_WHAT THE EXERCISE ASKS_
All lines below must be repeated exactly, with the pictures omitted.

_INFORMATION SUPPLIED_
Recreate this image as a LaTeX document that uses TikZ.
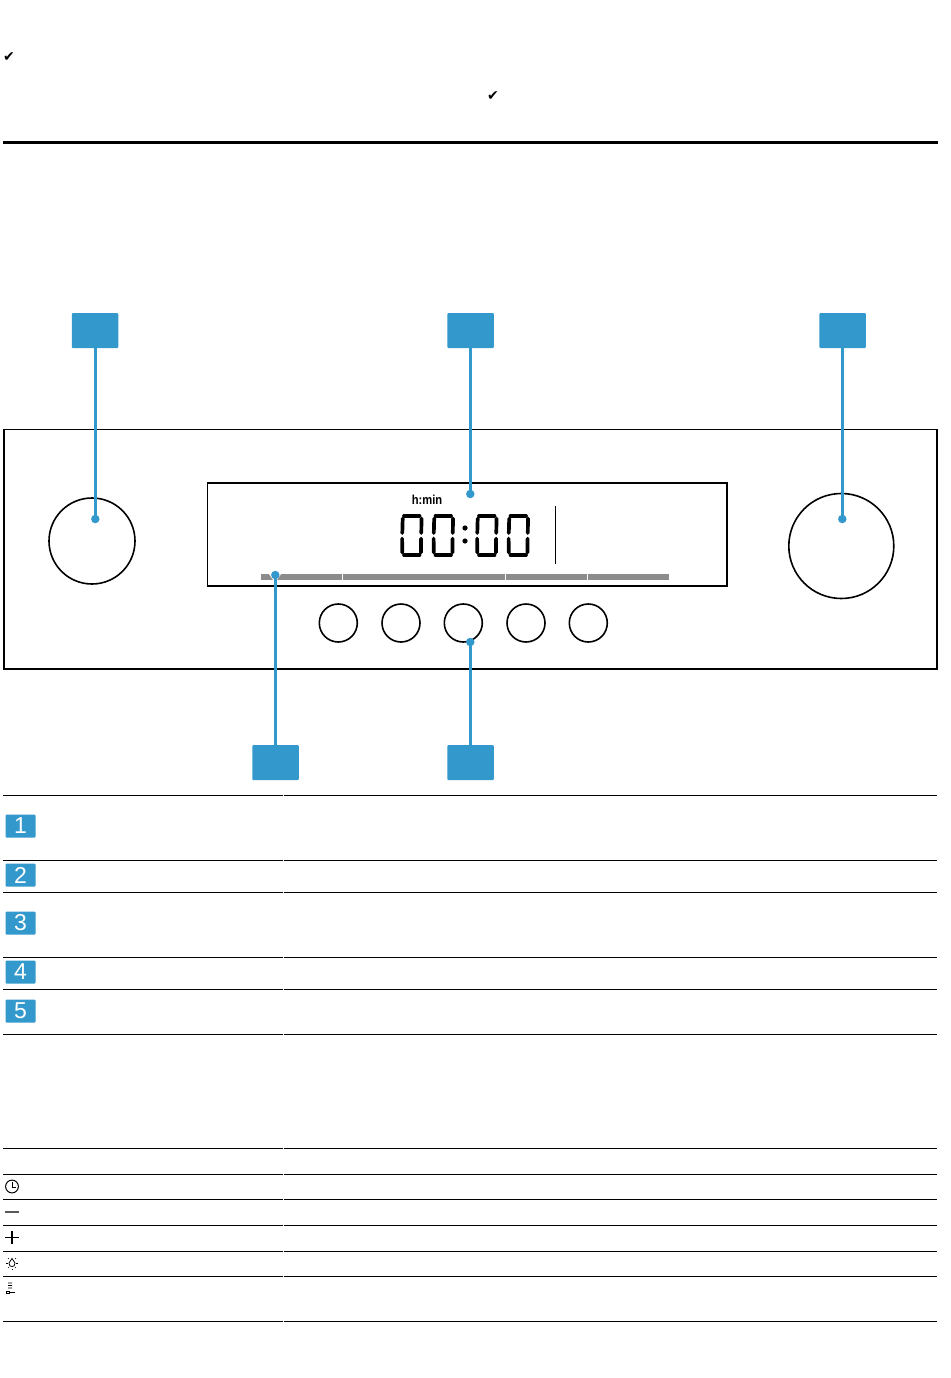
\documentclass[tikz,border=0pt]{standalone}
\usepackage{fontspec}
\setmainfont{Liberation Sans}
\newfontfamily\symfont{DejaVu Sans}
\definecolor{callblue}{HTML}{3399CC}
\definecolor{bargrey}{HTML}{8C8C8C}
\tikzset{
  x=1pt,y=-1pt,
  callout/.style={fill=callblue,draw=none,minimum width=46.5pt,minimum height=35pt,inner sep=0pt,outer sep=0pt,rounded corners=1pt},
  badge/.style={fill=callblue,draw=none,minimum width=30pt,minimum height=23pt,inner sep=0pt,text=white,font=\fontsize{23}{23}\selectfont,rounded corners=1pt},
  leader/.style={draw=callblue,line width=3.3pt},
  leaderdot/.style={circle,fill=callblue,draw=none,minimum size=8.5pt,inner sep=0pt,outer sep=0pt},
  control/.style={circle,draw=black,line width=1.6pt,inner sep=0pt,fill=white},
  frameline/.style={draw=black,line width=1.9pt},
  rulerow/.style={draw=black,line width=1.1pt},
  seg/.style={line width=3.7pt,line cap=round,black},
  thinicon/.style={line width=0.9pt,black},
  checktext/.style={font=\symfont\fontsize{14}{14}\selectfont,inner sep=0pt},
}
\newcommand{\lcdzero}[1]{%
  \begin{scope}[shift={(#1,514)}]
    \draw[seg] (3.5,1.8) -- (19,1.8);
    \draw[seg] (3.5,41.2) -- (19,41.2);
    \draw[seg] (2.2,4.5) -- (1.8,19);
    \draw[seg] (1.6,24.5) -- (1.8,38.5);
    \draw[seg] (21,4.5) -- (20.8,19);
    \draw[seg] (20.6,24.5) -- (20.4,38.5);
  \end{scope}}
\begin{document}
\begin{tikzpicture}
\useasboundingbox (0,0) rectangle (950,1378);
\fill[white] (0,0) rectangle (950,1378);
% header
\node[checktext] (chk1) at (9,57.5) {✔};
\node[checktext] (chk2) at (493,96.5) {✔};
\fill[black] (3,141) rectangle (938,144);
% panel
\draw[frameline] (4,429.5) rectangle (937,669);
\draw[frameline] (207.5,483) rectangle (727,586);
% grey bar
\fill[bargrey] (261,574) rectangle (669,579.5);
\foreach \x in {342,505,587} \draw[white,line width=0.5pt] (\x,574) -- (\x,579.5);
\fill[white] (269,574) -- (281,574) -- (277,580) -- (273,580) -- cycle;
% knobs and buttons
\node[control,minimum size=86pt] (knobL) at (92,541) {};
\node[control,minimum size=105pt] (knobR) at (841.3,546) {};
\foreach \n/\x in {b1/338.3,b2/401,b3/463.3,b4/526,b5/588.3}
  \node[control,minimum size=38pt] (\n) at (\x,623) {};
% display
\node[font=\bfseries\fontsize{13}{13}\selectfont,inner sep=0pt,xscale=0.86] (hmin) at (427,499.5) {h:min};
\lcdzero{400.5}\lcdzero{432}\lcdzero{475.5}\lcdzero{507}
\fill[black] (465,528) circle (2.6);
\fill[black] (465,541) circle (2.6);
\draw[black,line width=1.1pt] (555.5,506) -- (555.5,564);
% callouts
\node[callout] (c1) at (95,330.5) {};
\node[callout] (c2) at (470.5,330.5) {};
\node[callout] (c3) at (842.5,330.5) {};
\node[callout] (c4) at (275.5,762.5) {};
\node[callout] (c5) at (470.5,762.5) {};
\node[leaderdot] (d1) at (95.3,519) {};
\node[leaderdot] (d2) at (470.3,494) {};
\node[leaderdot] (d3) at (842.3,519) {};
\node[leaderdot] (d4) at (275.3,575) {};
\node[leaderdot] (d5) at (470.3,642) {};
\draw[leader] (c1.south -| d1) -- (d1.center);
\draw[leader] (c2.south -| d2) -- (d2.center);
\draw[leader] (c3.south -| d3) -- (d3.center);
\draw[leader] (c4.north -| d4) -- (d4.center);
\draw[leader] (c5.north -| d5) -- (d5.center);
% table rules
\foreach \y in {795.5,860.5,892.5,957.5,989.5,1034.5,1148.5,1174.5,1199.5,1225.5,1251.5,1276.5,1321.5}{
  \draw[rulerow] (3,\y) -- (282.5,\y);
  \draw[rulerow] (283.5,\y) -- (937,\y);
}
% badges
\node[badge] (n1) at (20.5,826) {1};
\node[badge] (n2) at (20.5,875) {2};
\node[badge] (n3) at (20.5,923) {3};
\node[badge] (n4) at (20.5,972) {4};
\node[badge] (n5) at (20.5,1011) {5};
% icons
\draw[thinicon,line width=1pt] (12,1186.5) circle (6.4);
\draw[thinicon,line width=0.8pt] (12.5,1182) -- (12.5,1187) -- (16,1187);
\draw[black!65,line width=1.6pt] (5,1212) -- (19,1212);
\draw[black,line width=1.1pt] (5,1237.5) -- (19,1237.5);
\draw[black,line width=1.1pt] (12,1231) -- (12,1244);
% bulb
\draw[thinicon,line width=0.8pt] (12,1258.5) -- (9,1263) .. controls (9,1266) and (10.5,1266.5) .. (12,1266.5) .. controls (13.5,1266.5) and (15,1266) .. (15,1263) -- cycle;
\foreach \a/\b/\c/\d in {6/1263/8/1263,16/1263/18/1263,8/1268/9/1267,15/1267/16/1268,12/1268.5/12/1270,8/1258/9/1259,15/1259/16/1258}
  \draw[black,line width=0.6pt] (\a,\b) -- (\c,\d);
% steam icon
\foreach \y in {1283,1285.5,1288}
  \draw[black,line width=0.9pt] (8,\y) .. controls (9,\y-1.5) and (10,\y+1.5) .. (12,\y);
\draw[black,line width=0.7pt] (6.5,1291) rectangle (9,1293.5);
\draw[black,line width=1.2pt] (9,1292.5) -- (15,1292.5);
\end{tikzpicture}
\end{document}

_EXERCISE RESPONSE_
Recreate this image as a LaTeX document that uses TikZ.
\documentclass[tikz,border=0pt]{standalone}
\usepackage{fontspec}
\setmainfont{Liberation Sans}
\newfontfamily\symfont{DejaVu Sans}
\definecolor{callblue}{HTML}{3399CC}
\definecolor{bargrey}{HTML}{8C8C8C}
\tikzset{
  x=1pt,y=-1pt,
  callout/.style={fill=callblue,draw=none,minimum width=46.5pt,minimum height=35pt,inner sep=0pt,outer sep=0pt,rounded corners=1pt},
  badge/.style={fill=callblue,draw=none,minimum width=30pt,minimum height=23pt,inner sep=0pt,text=white,font=\fontsize{23}{23}\selectfont,rounded corners=1pt},
  leader/.style={draw=callblue,line width=3.3pt},
  leaderdot/.style={circle,fill=callblue,draw=none,minimum size=8.5pt,inner sep=0pt,outer sep=0pt},
  control/.style={circle,draw=black,line width=1.6pt,inner sep=0pt,fill=white},
  frameline/.style={draw=black,line width=1.9pt},
  rulerow/.style={draw=black,line width=1.1pt},
  seg/.style={line width=3.7pt,line cap=round,black},
  thinicon/.style={line width=0.9pt,black},
  checktext/.style={font=\symfont\fontsize{14}{14}\selectfont,inner sep=0pt},
}
\newcommand{\lcdzero}[1]{%
  \begin{scope}[shift={(#1,514)}]
    \draw[seg] (3.5,1.8) -- (19,1.8);
    \draw[seg] (3.5,41.2) -- (19,41.2);
    \draw[seg] (2.2,4.5) -- (1.8,19);
    \draw[seg] (1.6,24.5) -- (1.8,38.5);
    \draw[seg] (21,4.5) -- (20.8,19);
    \draw[seg] (20.6,24.5) -- (20.4,38.5);
  \end{scope}}
\begin{document}
\begin{tikzpicture}
\useasboundingbox (0,0) rectangle (950,1378);
\fill[white] (0,0) rectangle (950,1378);
% header
\node[checktext] (chk1) at (9,57.5) {✔};
\node[checktext] (chk2) at (493,96.5) {✔};
\fill[black] (3,141) rectangle (938,144);
% panel
\draw[frameline] (4,429.5) rectangle (937,669);
\draw[frameline] (207.5,483) rectangle (727,586);
% grey bar
\fill[bargrey] (261,574) rectangle (669,579.5);
\foreach \x in {342,505,587} \draw[white,line width=0.5pt] (\x,574) -- (\x,579.5);
\fill[white] (269,574) -- (281,574) -- (277,580) -- (273,580) -- cycle;
% knobs and buttons
\node[control,minimum size=86pt] (knobL) at (92,541) {};
\node[control,minimum size=105pt] (knobR) at (841.3,546) {};
\foreach \n/\x in {b1/338.3,b2/401,b3/463.3,b4/526,b5/588.3}
  \node[control,minimum size=38pt] (\n) at (\x,623) {};
% display
\node[font=\bfseries\fontsize{13}{13}\selectfont,inner sep=0pt,xscale=0.86] (hmin) at (427,499.5) {h:min};
\lcdzero{400.5}\lcdzero{432}\lcdzero{475.5}\lcdzero{507}
\fill[black] (465,528) circle (2.6);
\fill[black] (465,541) circle (2.6);
\draw[black,line width=1.1pt] (555.5,506) -- (555.5,564);
% callouts
\node[callout] (c1) at (95,330.5) {};
\node[callout] (c2) at (470.5,330.5) {};
\node[callout] (c3) at (842.5,330.5) {};
\node[callout] (c4) at (275.5,762.5) {};
\node[callout] (c5) at (470.5,762.5) {};
\node[leaderdot] (d1) at (95.3,519) {};
\node[leaderdot] (d2) at (470.3,494) {};
\node[leaderdot] (d3) at (842.3,519) {};
\node[leaderdot] (d4) at (275.3,575) {};
\node[leaderdot] (d5) at (470.3,642) {};
\draw[leader] (c1.south -| d1) -- (d1.center);
\draw[leader] (c2.south -| d2) -- (d2.center);
\draw[leader] (c3.south -| d3) -- (d3.center);
\draw[leader] (c4.north -| d4) -- (d4.center);
\draw[leader] (c5.north -| d5) -- (d5.center);
% table rules
\foreach \y in {795.5,860.5,892.5,957.5,989.5,1034.5,1148.5,1174.5,1199.5,1225.5,1251.5,1276.5,1321.5}{
  \draw[rulerow] (3,\y) -- (282.5,\y);
  \draw[rulerow] (283.5,\y) -- (937,\y);
}
% badges
\node[badge] (n1) at (20.5,826) {1};
\node[badge] (n2) at (20.5,875) {2};
\node[badge] (n3) at (20.5,923) {3};
\node[badge] (n4) at (20.5,972) {4};
\node[badge] (n5) at (20.5,1011) {5};
% icons
\draw[thinicon,line width=1pt] (12,1186.5) circle (6.4);
\draw[thinicon,line width=0.8pt] (12.5,1182) -- (12.5,1187) -- (16,1187);
\draw[black!65,line width=1.6pt] (5,1212) -- (19,1212);
\draw[black,line width=1.1pt] (5,1237.5) -- (19,1237.5);
\draw[black,line width=1.1pt] (12,1231) -- (12,1244);
% bulb
\draw[thinicon,line width=0.8pt] (12,1258.5) -- (9,1263) .. controls (9,1266) and (10.5,1266.5) .. (12,1266.5) .. controls (13.5,1266.5) and (15,1266) .. (15,1263) -- cycle;
\foreach \a/\b/\c/\d in {6/1263/8/1263,16/1263/18/1263,8/1268/9/1267,15/1267/16/1268,12/1268.5/12/1270,8/1258/9/1259,15/1259/16/1258}
  \draw[black,line width=0.6pt] (\a,\b) -- (\c,\d);
% steam icon
\foreach \y in {1283,1285.5,1288}
  \draw[black,line width=0.9pt] (8,\y) .. controls (9,\y-1.5) and (10,\y+1.5) .. (12,\y);
\draw[black,line width=0.7pt] (6.5,1291) rectangle (9,1293.5);
\draw[black,line width=1.2pt] (9,1292.5) -- (15,1292.5);
\end{tikzpicture}
\end{document}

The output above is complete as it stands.